DR. MARX: Herr Streicher, that is enough now. In other words, you have indicated that you believed you could rely on the judgment of architects who seemed to you to be authorities?
STREICHER: Yes.
DR. MARX: At the time when the synagogue was demolished, did you make a speech?
STREICHER: Yes, but I want to point out that the Prosecution have submitted an article, a report from the Tageszeitung, that was written by a simple young man. I want to state that this article does not contain a true representation of the statements which I made.
DR. MARX: I now come to the demonstrations on the night of 9 to 10 November 1938. What can you say concerning those demonstrations and what role did you play in that connection? Were those demonstrations initiated by the population?

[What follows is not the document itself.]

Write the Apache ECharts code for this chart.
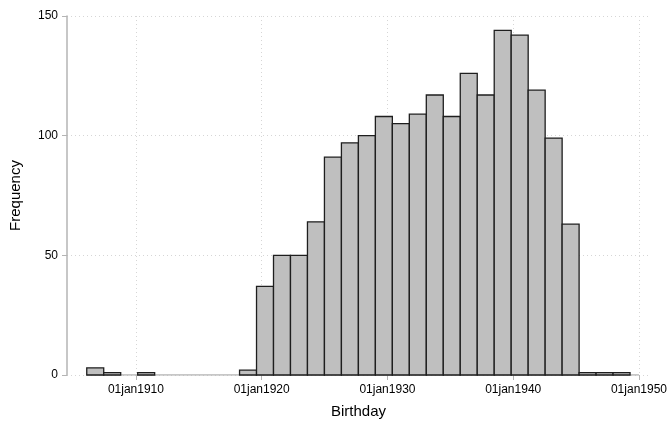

STREICHER: Every year the Gauleiter and SA and SS leaders met the Führer in Munich on the occasion of the historic day of 9 November. We sat down to dinner in the old Town Hall, and it was customary for the Führer to make a short speech after the dinner. On 9 November 1938, I did not feel very well. I participated in the dinner and then I left; I drove back to Nuremberg and went to bed. Toward midnight I was awakened. My chauffeur told me that the SA leader Von Obernitz wanted to talk to the Gauleiter. I received him and he said the following: “Gauleiter, you had left already when the Minister of Propaganda, Dr. Goebbels, took the floor and said”—I can now repeat it only approximately—“said, ‘Legation Counsellor Vom Rath has been murdered in Paris. That is now the second murder abroad of a prominent National Socialist. This murder is not the murder by the Jew, Grünspan; this is rather the execution of a deed which has been desired by all Jewry. Something should now be done.’ ” I do not know now whether Goebbels said the Führer had ordered it; I remember only that Von Obernitz told me that Goebbels had stated the synagogues were to be set on fire; and I cannot now remember exactly, but I think he told me that the windows of Jewish business houses were to be smashed and that houses were to be demolished.
Then I said to Obernitz—for I was surprised—“Obernitz, I think it is wrong that synagogues be set on fire, and at this moment I think it is wrong that Jewish business houses be demolished; I think these demonstrations are wrong. If people are let loose during the night, deeds can be perpetrated for which one cannot be responsible.” I said to Obernitz that I considered the setting on fire of synagogues particularly wrong because abroad and even among the German people the opinion might arise that National Socialism had now started the fight against religion. Obernitz replied, “I have the order.” I said, “Obernitz, I will not assume any responsibility here.” Obernitz left and the action took place. What I have said under oath here I have previously stated in several interrogations; and my chauffeur will confirm it, for he was witness to this night’s conversation, and shortly afterwards when he went to bed told his wife what he had heard up there in my bedroom.
DR. MARX: Have you finished?
STREICHER: Yes, but you asked another question...
DR. MARX: Yes, whether it was a spontaneous act of force initiated by the masses of the people?